Cotton, perhaps above all else, was the motor of the industrial
revolution. The popularity of cotton cloth, in Europe as well
as West Africa, had long been exploited by Britain's East India
Company. A multitude of weavers and dyers in India fed a trade
that led back to London, then on to West Africa where 'Guinea
Cloth' (an Indian design of cheques and stripes) was highly sought
after. In 1700 the government banned imports of Indian cloth to
protect the silk and wool trade, but this only led to the creation
small cottage industry, fed by the slave picked cotton of New
England. It was tiny by Indian standards, employing a small number
of people often working in their own homes. Yet over the 18th
Century it was transformed into Britain's largest and most dynamic
industry, turning Lancashire towns like Manchester from rural
backwaters into vast industrial cities, with the slave trade as
a vital impetus. Innovation provided larger and more efficient
mills, and improvements in transportation carried finished cloth
by road and canal to Liverpool. By 1770 over 90% of cotton exports
went to the colonial market, largely to Africa, which in turn
kept the cotton plantations of the Americas in labour. In just
20 years between 1750 and 1770 cotton exports multiplied 10 times
over as the Revolution transformed the country and peoples lives,
turning farmers into factory workers and villages into cities.
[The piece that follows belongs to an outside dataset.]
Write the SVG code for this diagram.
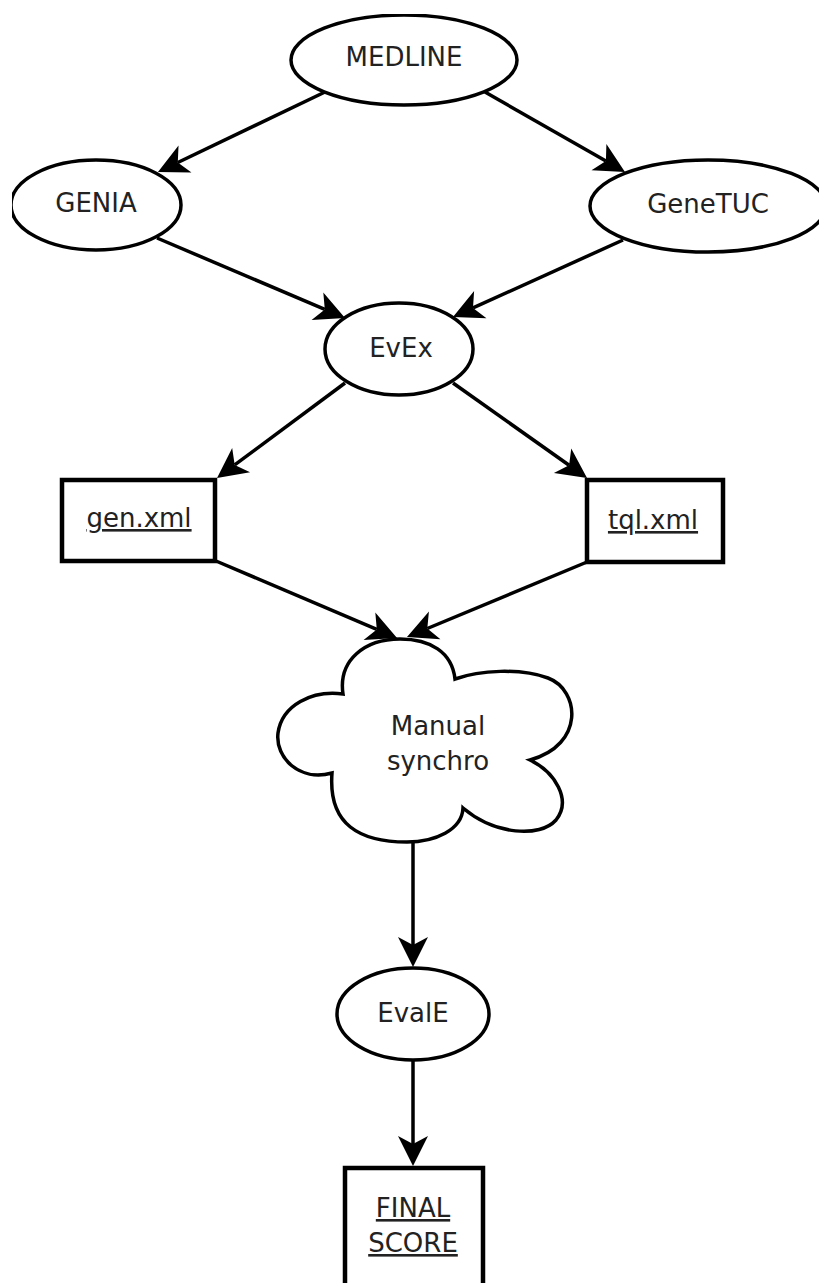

As India came increasingly under British control in the early
19th century, colonial administrators set about deindustrialising
the country, flooding it with cheap imported cotton. Britain was
by now the undisputed Workshop of the World, and by keeping
Africans in chains and Indians in poverty, helped create the modern
world.
Although Britain abolished
slavery in 1833 its cloth trade remained dependent on slavery. 70%
of its cotton came from the plantations of the southern United States,
and the disruption of the Civil War caused a major crisis in industrial
centres known as the 'Cotton Famine' (1861-4). Tens of thousands
of mill workers lost their jobs without cotton supplies to process,
and it is estimated that as many as ½ million people experienced
starvation within 40 miles of Liverpool. This voucher from the 'Cotton
Town' of Blackburn was used to claim food in the soup kitchens that
sprung up to provide for impoverished cotton workers. In spite of
their terrible condition, the cotton workers of Lancashire pledged
support for the North in the American Civil War, and received a
personal message of thanks from President Abraham Lincoln in 1863.